Ce sont deux petits volumes en couleur, d’une exécution assez peu soignée, signés Hokousaï Tokimasa, ajoutant des épisodes peu connus, aux épisodes connus. Ainsi la première planche vous donne la raison de la haine secrète entre le daïmio Takoumi no Kami, et Kôzouké le maître de l’Étiquette près du shôgoun. Takoumi no Kami avait la garde d’un casque porté par l’aïeul du shôgoun vivant, et une planche montre la femme du daïmio le montrant dans une caisse à Kôzouké, envoyé pour l’inspecter. Dans cette entrevue, Kôzouké devenait amoureux de la femme, écrivait une déclaration qu’elle traitait avec le mépris d’une honnête femme. De là sans doute la raison qui faisait mettre le sabre à la main à Takoumi no Kami contre Kôzouké, dans le palais du shôgoun.

Le bruit a couru au Japon, que Hokousaï n’aimait pas à dessiner les épisodes de l’histoire des 47 ronins, parce qu’il était un descendant d’un vassal de Kôzouké, mais il n’en est rien : Hokousaï ayant dessiné un grand nombre de scènes de cette dramatique histoire[1].

La même année, sous le titre de Itakoboushi, le nom d’une chanson à la mode dans ce temps, Hokousaï illustre deux volumes consacrés à la femme japonaise, et la montrant saisie sur le vif, dans tous les abandonnements de ses poses et les coquets accroupissements de son être, quand une pensée amoureuse l’occupe.
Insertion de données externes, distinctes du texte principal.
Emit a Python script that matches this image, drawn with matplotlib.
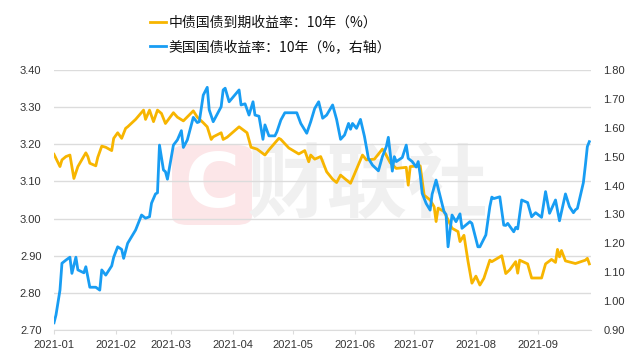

La série commence par une planche vous donnant à voir une jeune femme, penchée sur un papier qu’elle déroule, et sur lequel elle va écrire une lettre, avec le pinceau dont elle tient le bout dans sa bouche. Suivent d’autres femmes, l’une arrangeant sa chevelure avec ce gracieux mouvement, où la tête est de face, et où les deux bras disposent la coiffure sur le côté ; une autre, étendue à terre, une main sous le menton, lit un roman d’amour, pendant qu’un enfant lui grimpe sur le dos ; une dernière, dans un affaissement désolé, pleure sur le retard d’un amoureux qu’on aperçoit au bas de l’escalier. Et des attitudes de recueillement amoureux, et des causeries sur l’amour, entre deux femmes, penchées en dehors d’un balcon sur des arbustes en fleurs, et encore des confidences d’amie à amie, où étendues tout de leur long à terre, l’une contre l’autre, deux autres femmes réfléchissent, un moment silencieuses : l’une d’elles, dans sa préoccupation, jouant avec un bout de fil.

Mais l’une des compositions les plus intimement charmantes, est celle-ci : près d’une lanterne encore allumée, qui a dû servir à la reconduite de quelqu’un, c’est le ramassement à la fois heureux et accablé de la femme, que vient de quitter son amant.

La même année, paraît encore un volume de poésies, sans titre, illustré par Hokousaï d’une seule planche, mais d’une planche qui est une petite merveille et qui n’est qu’une branche de prunier fleuri, passant sur l’argent oxydé d’une pleine lune.


  1. En effet nous avons une série en largeur, publiée vers 1798, signée Kakô, puis deux séries en hauteur, chacune de 12 feuilles en couleur, portant toutes deux, le même titre Tchûshin-goura, Le Magain des vassaux fidèles, une série de 11 feuilles en largeur.